Believe it or not, CC Sabathia may be headed for a second-half breakout. Considering Sabathia’s performance this season, he seems like the most outlandish Yankee candidate for a bounce back campaign. But, as is often the case, the numbers tell a different story.
Let’s start, however, with the surface stats– the ones that tell us exactly how bad Sabathia has been in 2015. Out of 98 qualified starting pitchers, he ranks 93rd in ERA, 81st in WHIP, and 96th in Batting Average Against. Yikes.
But it has been well documented over the past few years that stats like ERA and BAA aren’t accurate indicators of pitcher performance because they can be affected by luck. So as analysts, we can do two things: Attempt to quantify how lucky (or, rather, unlucky) Sabathia has been; and look at Sabathia’s peripheral, non-luck-affected statistics.
Let’s start with the peripherals. Sabermatricians typically consider three outcomes to be within a pitcher’s control: Strikeouts, walks, and home runs. Once the result of a play is left to a fielder, it’s all up to luck.
Sabathia stacks up fairly well when it comes to strikeouts and walks. His 7.86 K/9 ranks 40th out of those 98 pitchers, while his BB/9 ranks a sterling 15th. But out of those 98 starting pitchers, only Kyle Kendrick, who plays his home games at Coors Field, has surrendered more home runs per 9 innings. That explains why Sabathia ranks 35th in xFIP, a stat which attempts to normalize fielding as well as set every pitcher’s home run per fly ball percentage (HR/FB) at 10.5%. In FIP, which accounts for luck but does not alter home run rates, Sabathia ranks just 83rd (although is FIP, at 4.57, is more than a full run lower than his 5.59 ERA).
It’s clear that if CC wants to improve his performance, he needs to lower his home runs allowed. This begs the question: Is it possible that Sabathia, pitching exactly the same as he has this entire season, could allow less home runs over the rest of 2015? This is where we will attempt to qualify how lucky Sabathia has been this season. When we think about home runs, we think of hard hit balls. A negligible amount of bloopers turn into home runs. Of all the balls put in play against Sabathia, 29.9% of them are classified as being hard-hit, which ranks 63rd in baseball– it’s not stellar, but it also doesn’t match up with Sabathia’s massive home run rates. Aside from thinking of hard hit balls, when we think of home runs, we also think of fly balls– it’s almost impossible to hit a home run on a grounder. Sabathia doesn’t give up an inordinate amount of fly balls– his fly ball rate of 34.7% ranks 45th in baseball.
For what it’s worth, Sabathia has also had bad luck on balls hit in the field of play. Sabathia also ranks in the middle of the pack in line drive rate (his 21.8% ranks 41st). But batters are also having a field day against him–in addition to having the third worst BAA in baseball, Sabathia’s BABIP is the 12th highest in baseball.
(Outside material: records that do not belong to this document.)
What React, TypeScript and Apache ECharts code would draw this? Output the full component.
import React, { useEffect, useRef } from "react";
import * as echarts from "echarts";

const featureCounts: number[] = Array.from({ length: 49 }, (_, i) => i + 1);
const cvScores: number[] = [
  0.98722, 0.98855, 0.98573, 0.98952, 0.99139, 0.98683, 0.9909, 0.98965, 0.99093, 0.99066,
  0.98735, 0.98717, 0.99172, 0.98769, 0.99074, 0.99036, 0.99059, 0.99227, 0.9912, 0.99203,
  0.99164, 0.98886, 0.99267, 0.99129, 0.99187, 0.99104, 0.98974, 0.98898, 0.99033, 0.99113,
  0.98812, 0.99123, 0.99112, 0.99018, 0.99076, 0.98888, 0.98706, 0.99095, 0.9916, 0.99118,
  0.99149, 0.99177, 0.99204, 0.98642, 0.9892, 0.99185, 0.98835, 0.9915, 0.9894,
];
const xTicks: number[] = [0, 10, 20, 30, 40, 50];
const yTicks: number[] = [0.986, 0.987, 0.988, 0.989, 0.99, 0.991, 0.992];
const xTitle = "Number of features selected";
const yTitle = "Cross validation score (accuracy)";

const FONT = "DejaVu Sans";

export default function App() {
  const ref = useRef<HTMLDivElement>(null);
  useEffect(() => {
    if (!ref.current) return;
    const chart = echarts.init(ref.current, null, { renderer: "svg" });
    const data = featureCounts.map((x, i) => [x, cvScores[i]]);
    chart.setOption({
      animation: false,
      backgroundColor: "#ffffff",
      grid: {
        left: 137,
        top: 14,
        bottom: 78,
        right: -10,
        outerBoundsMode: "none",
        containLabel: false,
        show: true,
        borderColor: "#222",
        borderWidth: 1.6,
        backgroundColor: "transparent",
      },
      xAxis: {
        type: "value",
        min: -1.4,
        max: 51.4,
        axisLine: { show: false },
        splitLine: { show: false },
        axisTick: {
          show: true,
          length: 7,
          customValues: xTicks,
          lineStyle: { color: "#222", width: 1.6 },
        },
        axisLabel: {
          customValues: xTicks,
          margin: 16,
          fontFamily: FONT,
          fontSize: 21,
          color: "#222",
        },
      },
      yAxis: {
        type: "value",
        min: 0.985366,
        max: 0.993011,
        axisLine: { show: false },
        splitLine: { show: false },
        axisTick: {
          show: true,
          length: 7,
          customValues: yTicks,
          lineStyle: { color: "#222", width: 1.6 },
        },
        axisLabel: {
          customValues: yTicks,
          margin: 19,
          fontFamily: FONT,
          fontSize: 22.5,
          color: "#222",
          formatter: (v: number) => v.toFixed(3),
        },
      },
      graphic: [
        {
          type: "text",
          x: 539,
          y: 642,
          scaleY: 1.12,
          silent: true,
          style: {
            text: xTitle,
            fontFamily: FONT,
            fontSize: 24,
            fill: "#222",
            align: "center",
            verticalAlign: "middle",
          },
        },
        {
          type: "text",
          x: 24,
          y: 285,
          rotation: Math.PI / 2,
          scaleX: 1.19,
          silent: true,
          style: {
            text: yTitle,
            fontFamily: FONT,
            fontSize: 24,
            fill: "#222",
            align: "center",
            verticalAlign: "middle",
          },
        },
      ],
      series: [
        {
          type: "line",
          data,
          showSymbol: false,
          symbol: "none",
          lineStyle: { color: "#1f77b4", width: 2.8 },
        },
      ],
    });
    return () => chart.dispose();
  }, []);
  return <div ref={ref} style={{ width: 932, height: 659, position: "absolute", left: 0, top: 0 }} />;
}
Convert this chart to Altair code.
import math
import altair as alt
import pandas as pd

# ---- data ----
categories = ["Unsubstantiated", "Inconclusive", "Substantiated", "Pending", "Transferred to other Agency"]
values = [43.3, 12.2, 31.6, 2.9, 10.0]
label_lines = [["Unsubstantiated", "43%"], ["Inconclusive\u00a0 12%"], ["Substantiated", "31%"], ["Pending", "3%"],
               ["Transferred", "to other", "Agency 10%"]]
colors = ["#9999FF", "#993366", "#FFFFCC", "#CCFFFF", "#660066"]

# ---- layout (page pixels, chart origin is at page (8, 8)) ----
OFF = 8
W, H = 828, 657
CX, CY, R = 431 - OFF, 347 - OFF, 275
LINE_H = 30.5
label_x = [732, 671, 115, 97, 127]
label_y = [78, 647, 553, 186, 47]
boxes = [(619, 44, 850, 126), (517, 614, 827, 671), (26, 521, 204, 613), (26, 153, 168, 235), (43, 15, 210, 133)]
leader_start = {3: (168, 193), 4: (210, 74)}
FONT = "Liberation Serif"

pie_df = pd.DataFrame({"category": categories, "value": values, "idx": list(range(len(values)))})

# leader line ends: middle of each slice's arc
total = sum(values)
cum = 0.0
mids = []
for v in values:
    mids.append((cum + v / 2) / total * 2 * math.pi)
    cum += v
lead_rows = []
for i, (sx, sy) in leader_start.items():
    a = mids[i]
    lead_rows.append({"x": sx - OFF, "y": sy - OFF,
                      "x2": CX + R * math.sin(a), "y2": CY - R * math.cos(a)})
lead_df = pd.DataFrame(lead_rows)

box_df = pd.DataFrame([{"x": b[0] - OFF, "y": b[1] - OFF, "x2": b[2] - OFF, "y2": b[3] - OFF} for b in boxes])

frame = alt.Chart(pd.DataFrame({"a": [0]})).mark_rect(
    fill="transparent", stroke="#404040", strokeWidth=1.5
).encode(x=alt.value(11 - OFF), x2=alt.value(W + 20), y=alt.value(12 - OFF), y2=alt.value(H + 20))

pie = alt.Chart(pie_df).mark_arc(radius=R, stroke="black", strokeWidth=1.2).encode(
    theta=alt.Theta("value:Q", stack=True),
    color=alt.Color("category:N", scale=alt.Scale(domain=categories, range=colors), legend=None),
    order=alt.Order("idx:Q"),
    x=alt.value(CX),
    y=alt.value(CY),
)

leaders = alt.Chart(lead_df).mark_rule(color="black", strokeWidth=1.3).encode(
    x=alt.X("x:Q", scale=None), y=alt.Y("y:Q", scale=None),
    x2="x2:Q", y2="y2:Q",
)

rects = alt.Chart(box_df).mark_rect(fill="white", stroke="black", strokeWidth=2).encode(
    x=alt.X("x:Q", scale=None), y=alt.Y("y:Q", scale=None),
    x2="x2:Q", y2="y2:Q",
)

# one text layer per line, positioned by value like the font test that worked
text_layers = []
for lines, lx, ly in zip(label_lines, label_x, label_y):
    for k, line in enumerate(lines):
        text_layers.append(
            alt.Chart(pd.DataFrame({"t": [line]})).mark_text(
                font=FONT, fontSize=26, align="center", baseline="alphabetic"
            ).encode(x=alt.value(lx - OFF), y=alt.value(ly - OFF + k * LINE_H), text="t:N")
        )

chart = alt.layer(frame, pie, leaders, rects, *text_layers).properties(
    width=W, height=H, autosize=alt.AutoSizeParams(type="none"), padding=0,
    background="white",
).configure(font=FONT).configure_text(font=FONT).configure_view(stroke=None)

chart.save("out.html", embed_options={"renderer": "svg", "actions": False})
Now we’ve compiled all of the stats; but what do they mean? Ignoring the home runs for a second, it means Sabathia has been unlucky. Sabathia hasn’t been hit especially hard this season, but when batters do put balls in play, an astonishingly high number of them happen to fall in for base hits. That’s the kind of thing that is chalked up to luck, and is out of Sabathia’s control.
But what about home runs? The same logic doesn’t exactly work. A home run doesn’t fall in between fielders– it falls far behind them. So how does this make sense? There are a couple of possibilities. First, it could be that Sabathia is making more mistake pitches each game, and batters are taking advantage of them. Perhaps his location hasn’t worsened, but because his average fastball velocity has dropped (from 94.2mph in 2009 to 89.5mph in 2015), more of them are turning into home runs. Or, maybe Sabathia isn’t making bad pitches at all– maybe he’s just a victim of great hitting.
The most likely answer is that a combination of all three possibilities has caused Sabathia’s ballooning home run rate. And if that’s true, then it won’t be a surprise if Sabathia’s home run rate starts to fall. Sabathia isn’t going to transform into an all-star caliber pitcher overnight, but there’s a strong possibility he won’t be as bad as he’s been. The Yankees have just about half a season remaining. It’s time for CC Sabathia to make a comeback.